For most hands-on households, yes. The DIY path delivers the same daily yield as a comparable commercial unit at roughly one-fifth the cost. The trade-off is one or two weekends of assembly time and self-supported troubleshooting. Owners who built the system also report stronger long-term satisfaction because they understand and can repair the components themselves.

What about electricity costs? Don’t AWGs use a lot of power?

A typical 5-gallon-per-day unit draws 200 to 400 watts continuously while operating. At U.S. average electricity rates ($0.16 per kWh), that’s about $0.80 to $1.50 per day, or $290 to $550 per year. Solar pairing eliminates the cost: a 600 to 1,200 watt dedicated array plus battery storage runs the unit off-grid in sunny climates.

Is the water from an AWG safe to drink without further treatment?

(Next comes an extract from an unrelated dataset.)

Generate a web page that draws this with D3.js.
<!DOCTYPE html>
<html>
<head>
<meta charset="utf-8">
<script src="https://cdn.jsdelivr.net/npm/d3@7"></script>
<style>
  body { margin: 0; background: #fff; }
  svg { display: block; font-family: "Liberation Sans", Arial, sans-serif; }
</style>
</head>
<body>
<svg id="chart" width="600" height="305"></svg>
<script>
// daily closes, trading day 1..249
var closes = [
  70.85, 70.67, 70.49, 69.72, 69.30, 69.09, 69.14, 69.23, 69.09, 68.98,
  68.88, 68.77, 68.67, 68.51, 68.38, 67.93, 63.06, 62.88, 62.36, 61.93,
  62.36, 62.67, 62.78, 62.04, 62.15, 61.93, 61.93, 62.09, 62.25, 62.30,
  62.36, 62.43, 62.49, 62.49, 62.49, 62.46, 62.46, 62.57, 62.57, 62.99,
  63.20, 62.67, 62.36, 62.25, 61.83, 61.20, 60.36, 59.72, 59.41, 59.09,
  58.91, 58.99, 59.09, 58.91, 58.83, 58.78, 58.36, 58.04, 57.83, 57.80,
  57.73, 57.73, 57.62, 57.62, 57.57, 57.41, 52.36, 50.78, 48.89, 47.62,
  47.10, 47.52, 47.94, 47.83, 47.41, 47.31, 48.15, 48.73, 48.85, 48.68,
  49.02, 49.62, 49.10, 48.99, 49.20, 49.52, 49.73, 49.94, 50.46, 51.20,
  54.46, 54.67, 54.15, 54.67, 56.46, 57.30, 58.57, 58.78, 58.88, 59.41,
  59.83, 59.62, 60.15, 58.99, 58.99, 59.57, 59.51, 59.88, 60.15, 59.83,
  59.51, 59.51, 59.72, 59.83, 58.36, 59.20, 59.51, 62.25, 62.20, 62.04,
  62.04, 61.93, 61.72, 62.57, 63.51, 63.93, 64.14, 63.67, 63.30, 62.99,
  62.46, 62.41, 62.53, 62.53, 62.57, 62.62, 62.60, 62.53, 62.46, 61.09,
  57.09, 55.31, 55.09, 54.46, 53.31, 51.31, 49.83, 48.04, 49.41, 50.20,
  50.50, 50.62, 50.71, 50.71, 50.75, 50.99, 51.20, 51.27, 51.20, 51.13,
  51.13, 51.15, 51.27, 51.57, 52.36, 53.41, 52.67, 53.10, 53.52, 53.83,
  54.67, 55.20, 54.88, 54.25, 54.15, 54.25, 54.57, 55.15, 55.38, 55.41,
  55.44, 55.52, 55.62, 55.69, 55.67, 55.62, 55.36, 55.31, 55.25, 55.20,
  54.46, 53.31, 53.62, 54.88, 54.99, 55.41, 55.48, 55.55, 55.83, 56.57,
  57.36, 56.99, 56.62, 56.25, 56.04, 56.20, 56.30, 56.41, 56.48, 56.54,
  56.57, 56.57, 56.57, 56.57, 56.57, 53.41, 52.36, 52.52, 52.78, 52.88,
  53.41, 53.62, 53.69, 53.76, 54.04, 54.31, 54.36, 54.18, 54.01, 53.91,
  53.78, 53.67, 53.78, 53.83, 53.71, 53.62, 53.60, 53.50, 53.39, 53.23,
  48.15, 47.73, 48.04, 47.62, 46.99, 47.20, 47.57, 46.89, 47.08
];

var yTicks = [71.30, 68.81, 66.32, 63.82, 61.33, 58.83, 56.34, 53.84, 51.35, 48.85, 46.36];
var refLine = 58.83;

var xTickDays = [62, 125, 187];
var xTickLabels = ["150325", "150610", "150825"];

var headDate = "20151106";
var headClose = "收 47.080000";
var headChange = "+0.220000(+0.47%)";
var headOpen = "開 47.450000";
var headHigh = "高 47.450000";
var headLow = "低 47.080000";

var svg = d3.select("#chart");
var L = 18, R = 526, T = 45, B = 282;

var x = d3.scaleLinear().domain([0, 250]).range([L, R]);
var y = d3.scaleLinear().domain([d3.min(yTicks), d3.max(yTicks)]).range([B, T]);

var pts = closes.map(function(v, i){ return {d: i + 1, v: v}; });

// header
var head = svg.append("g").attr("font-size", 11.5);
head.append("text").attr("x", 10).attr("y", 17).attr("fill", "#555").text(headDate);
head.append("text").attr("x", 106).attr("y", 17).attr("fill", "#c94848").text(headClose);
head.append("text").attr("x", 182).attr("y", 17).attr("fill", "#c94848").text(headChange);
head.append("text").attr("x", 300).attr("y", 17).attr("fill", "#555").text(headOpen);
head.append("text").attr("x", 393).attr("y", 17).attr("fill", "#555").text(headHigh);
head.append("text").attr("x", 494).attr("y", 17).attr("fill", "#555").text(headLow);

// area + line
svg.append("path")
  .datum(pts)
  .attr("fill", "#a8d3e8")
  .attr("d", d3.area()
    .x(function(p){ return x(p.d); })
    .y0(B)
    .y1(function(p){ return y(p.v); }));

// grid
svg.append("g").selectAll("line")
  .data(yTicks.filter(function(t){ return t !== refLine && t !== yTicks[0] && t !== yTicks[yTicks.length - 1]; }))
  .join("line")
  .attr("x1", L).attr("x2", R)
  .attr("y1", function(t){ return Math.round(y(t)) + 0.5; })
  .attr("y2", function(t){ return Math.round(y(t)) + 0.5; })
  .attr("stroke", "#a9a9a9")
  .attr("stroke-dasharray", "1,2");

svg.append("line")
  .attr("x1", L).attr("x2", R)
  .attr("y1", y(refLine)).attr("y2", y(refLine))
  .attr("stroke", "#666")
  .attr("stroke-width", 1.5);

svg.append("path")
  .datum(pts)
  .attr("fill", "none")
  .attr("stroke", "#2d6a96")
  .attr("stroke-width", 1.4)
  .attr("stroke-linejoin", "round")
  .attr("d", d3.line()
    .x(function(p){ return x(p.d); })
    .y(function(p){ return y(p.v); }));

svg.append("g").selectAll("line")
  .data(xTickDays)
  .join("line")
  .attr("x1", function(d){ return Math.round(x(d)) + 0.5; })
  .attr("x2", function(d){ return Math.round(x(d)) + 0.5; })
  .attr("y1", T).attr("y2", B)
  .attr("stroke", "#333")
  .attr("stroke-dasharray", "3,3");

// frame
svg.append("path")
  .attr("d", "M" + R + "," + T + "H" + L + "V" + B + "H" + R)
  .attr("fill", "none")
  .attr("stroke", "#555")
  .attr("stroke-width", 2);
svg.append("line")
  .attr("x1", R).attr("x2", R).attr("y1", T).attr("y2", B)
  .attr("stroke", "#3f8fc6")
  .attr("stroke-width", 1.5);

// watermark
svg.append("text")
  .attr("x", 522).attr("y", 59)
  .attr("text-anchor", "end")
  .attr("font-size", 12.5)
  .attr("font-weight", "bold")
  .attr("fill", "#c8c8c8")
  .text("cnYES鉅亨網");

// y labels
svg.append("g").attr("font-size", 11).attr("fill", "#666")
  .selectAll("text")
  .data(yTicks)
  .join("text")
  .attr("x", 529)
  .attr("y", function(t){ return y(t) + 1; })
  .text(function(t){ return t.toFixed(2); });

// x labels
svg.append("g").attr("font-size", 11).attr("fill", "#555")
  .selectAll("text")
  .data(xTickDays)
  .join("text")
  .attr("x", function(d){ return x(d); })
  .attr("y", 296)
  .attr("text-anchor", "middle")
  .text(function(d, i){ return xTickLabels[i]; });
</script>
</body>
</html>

With the standard filtration stack (sediment, carbon, UV), yes. AWG output starts as essentially distilled water (no minerals, no contaminants from a pipe) and the filtration stage handles the dust and biofilm that develop on cooling coils. Lab tests on properly maintained units consistently come back below detection limits for PFAS, lead, and most regulated contaminants. Skipping filter replacement is the most common cause of quality issues.

The Takeaway

Atmospheric water generators are worth it for households that meet a specific profile: moderate-to-humid climate, 3 to 10 gallons per day of recurring drinking-water need, real concerns about tap supply quality or reliability, a multi-year residency, and either the budget for a commercial unit or the willingness to spend a weekend on a DIY build. For that profile, the math works and the technology delivers. For households outside that profile, the right answer is usually a high-quality reverse osmosis system plus stored backup water, with the AWG question revisited later.

The cliché about “free water from thin air” is misleading. AWGs are infrastructure that turns electricity and humid air into clean water at a reasonable cost-per-gallon. Treated as infrastructure, the decision is straightforward. Treated as a magic appliance, the decision usually disappoints.